If that doesn’t sound like quite your cup of tea, then don’t worry – there’s another tortured and broody guy for you to romance, who has a dark and tragic past and inner demons to fight and while he does have an extremely sexy voice, he uses it to tell you stories of all the horrible things that were done to him. Luckily, most of the love interests are bisexual, so you can leave them to brood alone and romance either of the ladies instead.

My misguided romance aside, I really do like the way the companions work. They seem to have lives of their own, argue and chatter and flirt among themselves, respond to the events and places you’re visiting, and are generally fun to be with. Isabela, lack of trousers aside, is particularly fun – she’s unapologetically sexual, and has dialogues about magical fisting and what she gets up to in brothels, but will also turn out to be loyal and devoted should you befriend her, and less loyal if you don’t. And there’s Aveline, the female captain of the guard, who will disagree with your less lawful decisions but still give you a hand, and provides some of the lighter moments when you try and help resolve her terrible attempts at wooing.

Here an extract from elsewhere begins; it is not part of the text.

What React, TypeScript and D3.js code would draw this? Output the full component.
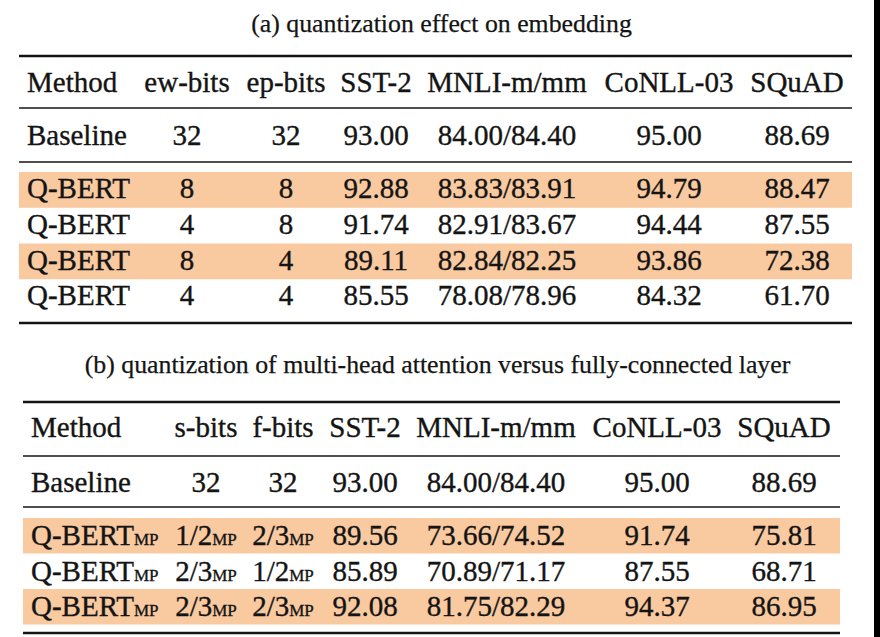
import React from "react";
import * as d3 from "d3";

// ---------- Data ----------
const titleA = "(a) quantization effect on embedding";
const titleB = "(b) quantization of multi-head attention versus fully-connected layer";

const headersA = ["Method", "ew-bits", "ep-bits", "SST-2", "MNLI-m/mm", "CoNLL-03", "SQuAD"];
const baselineA = ["Baseline", "32", "32", "93.00", "84.00/84.40", "95.00", "88.69"];
const methodsA = ["Q-BERT", "Q-BERT", "Q-BERT", "Q-BERT"];
const ewBits = ["8", "4", "8", "4"];
const epBits = ["8", "8", "4", "4"];
const sstA = ["92.88", "91.74", "89.11", "85.55"];
const mnliA = ["83.83/83.91", "82.91/83.67", "82.84/82.25", "78.08/78.96"];
const conllA = ["94.79", "94.44", "93.86", "84.32"];
const squadA = ["88.47", "87.55", "72.38", "61.70"];
const highlightA = [true, false, true, false];

const headersB = ["Method", "s-bits", "f-bits", "SST-2", "MNLI-m/mm", "CoNLL-03", "SQuAD"];
const baselineB = ["Baseline", "32", "32", "93.00", "84.00/84.40", "95.00", "88.69"];
const methodsB = ["Q-BERT", "Q-BERT", "Q-BERT"];
const sBits = ["1/2", "2/3", "2/3"];
const fBits = ["2/3", "1/2", "2/3"];
const sstB = ["89.56", "85.89", "92.08"];
const mnliB = ["73.66/74.52", "70.89/71.17", "81.75/82.29"];
const conllB = ["91.74", "87.55", "94.37"];
const squadB = ["75.81", "68.71", "86.95"];
const highlightB = [true, false, true];
const mpSub = "MP";

// ---------- Style ----------
const FONT = "'Liberation Serif', 'Times New Roman', Times, serif";
const INK = "#141414";
const HL = "#F9C9A0";
const FS = 29;
const TFS = 25.8;
const SUBFS = 17;
const WEIGHT = 0.35;

type Cell = { text: string; sub?: string };

function Table(props: {
  title: string;
  titleY: number;
  x0: number;
  x1: number;
  colCenters: number[];
  methodX: number;
  topRule: number;
  headerY: number;
  midRule: number;
  baseY: number;
  baseRule: number;
  bodyTop: number;
  bodyBottom: number;
  bottomRule: number;
  baselineOffset: number;
  headers: string[];
  baseline: string[];
  body: Cell[][];
  highlight: boolean[];
}) {
  const p = props;
  const colX = d3
    .scaleOrdinal<number, number>()
    .domain(d3.range(p.headers.length))
    .range([p.methodX, ...p.colCenters]);
  const rowY = d3
    .scaleBand<number>()
    .domain(d3.range(p.body.length))
    .range([p.bodyTop, p.bodyBottom])
    .paddingInner(0)
    .paddingOuter(0);

  const renderCell = (c: Cell, ci: number, y: number, key: string) => (
    <text
      key={key}
      x={colX(ci)}
      y={y}
      textAnchor={ci === 0 ? "start" : "middle"}
      fontFamily={FONT}
      fontSize={FS}
      fill={INK}
      stroke={INK}
      strokeWidth={WEIGHT}
    >
      {c.text}
      {c.sub ? <tspan fontSize={SUBFS}>{c.sub}</tspan> : null}
    </text>
  );

  return (
    <g>
      <text
        x={(p.x0 + p.x1) / 2 + 6}
        y={p.titleY}
        textAnchor="middle"
        fontFamily={FONT}
        fontSize={TFS}
        fill={INK}
        stroke={INK}
        strokeWidth={0.25}
      >
        {p.title}
      </text>
      {p.body.map((_, i) =>
        p.highlight[i] ? (
          <rect
            key={"hl" + i}
            x={p.x0}
            y={rowY(i)}
            width={p.x1 - p.x0}
            height={rowY.bandwidth()}
            fill={HL}
          />
        ) : null
      )}
      <line x1={p.x0} x2={p.x1} y1={p.topRule} y2={p.topRule} stroke={INK} strokeWidth={2.6} />
      <line x1={p.x0} x2={p.x1} y1={p.midRule} y2={p.midRule} stroke={INK} strokeWidth={1.6} />
      <line x1={p.x0} x2={p.x1} y1={p.baseRule} y2={p.baseRule} stroke={INK} strokeWidth={1.6} />
      <line x1={p.x0} x2={p.x1} y1={p.bottomRule} y2={p.bottomRule} stroke={INK} strokeWidth={2.6} />
      {p.headers.map((h, ci) => renderCell({ text: h }, ci, p.headerY, "h" + ci))}
      {p.baseline.map((h, ci) => renderCell({ text: h }, ci, p.baseY, "b" + ci))}
      {p.body.map((row, ri) =>
        row.map((c, ci) => renderCell(c, ci, (rowY(ri) as number) + p.baselineOffset, `r${ri}c${ci}`))
      )}
    </g>
  );
}

export default function App() {
  const bodyA: Cell[][] = methodsA.map((m, i) => [
    { text: m },
    { text: ewBits[i] },
    { text: epBits[i] },
    { text: sstA[i] },
    { text: mnliA[i] },
    { text: conllA[i] },
    { text: squadA[i] },
  ]);
  const bodyB: Cell[][] = methodsB.map((m, i) => [
    { text: m, sub: mpSub },
    { text: sBits[i], sub: mpSub },
    { text: fBits[i], sub: mpSub },
    { text: sstB[i] },
    { text: mnliB[i] },
    { text: conllB[i] },
    { text: squadB[i] },
  ]);

  return (
    <svg
      width={880}
      height={637}
      style={{ position: "absolute", left: 0, top: 0, background: "#fff" }}
    >
      <rect x={0} y={0} width={880} height={637} fill="#fff" />
      <Table
        title={titleA}
        titleY={32}
        x0={19}
        x1={852}
        methodX={27}
        colCenters={[187, 286, 376, 507, 669, 797]}
        topRule={56}
        headerY={92}
        midRule={108}
        baseY={145}
        baseRule={162}
        bodyTop={172}
        bodyBottom={315}
        bottomRule={323}
        baselineOffset={26}
        headers={headersA}
        baseline={baselineA}
        body={bodyA}
        highlight={highlightA}
      />
      <Table
        title={titleB}
        titleY={373}
        x0={23}
        x1={840}
        methodX={31}
        colCenters={[206, 283, 365, 496, 657, 784]}
        topRule={402}
        headerY={437}
        midRule={456}
        baseY={492}
        baseRule={507}
        bodyTop={518}
        bodyBottom={624.5}
        bottomRule={633}
        baselineOffset={27}
        headers={headersB}
        baseline={baselineB}
        body={bodyB}
        highlight={highlightB}
      />
      <rect x={874} y={0} width={6} height={637} fill="#000" />
    </svg>
  );
}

I sound overly critical of a game where I did, in the end, have tremendous fun. I immersed myself in the world, cheered my friends when they turned out all right, and had serious moments of indecision where I wondered if I was doing the right thing. But it could so easily have been better – less lazy reuse of locations, a little more effort on the dialogue choices, a little more thought put into how the gameplay and the plot would work together. It feels like there’s a really excellent, ambitious game lurking in there that doesn’t quite make it. Still, based on the ending we can expect Dragon Age 3, and if they take the best parts of both games it should be something to look forward to.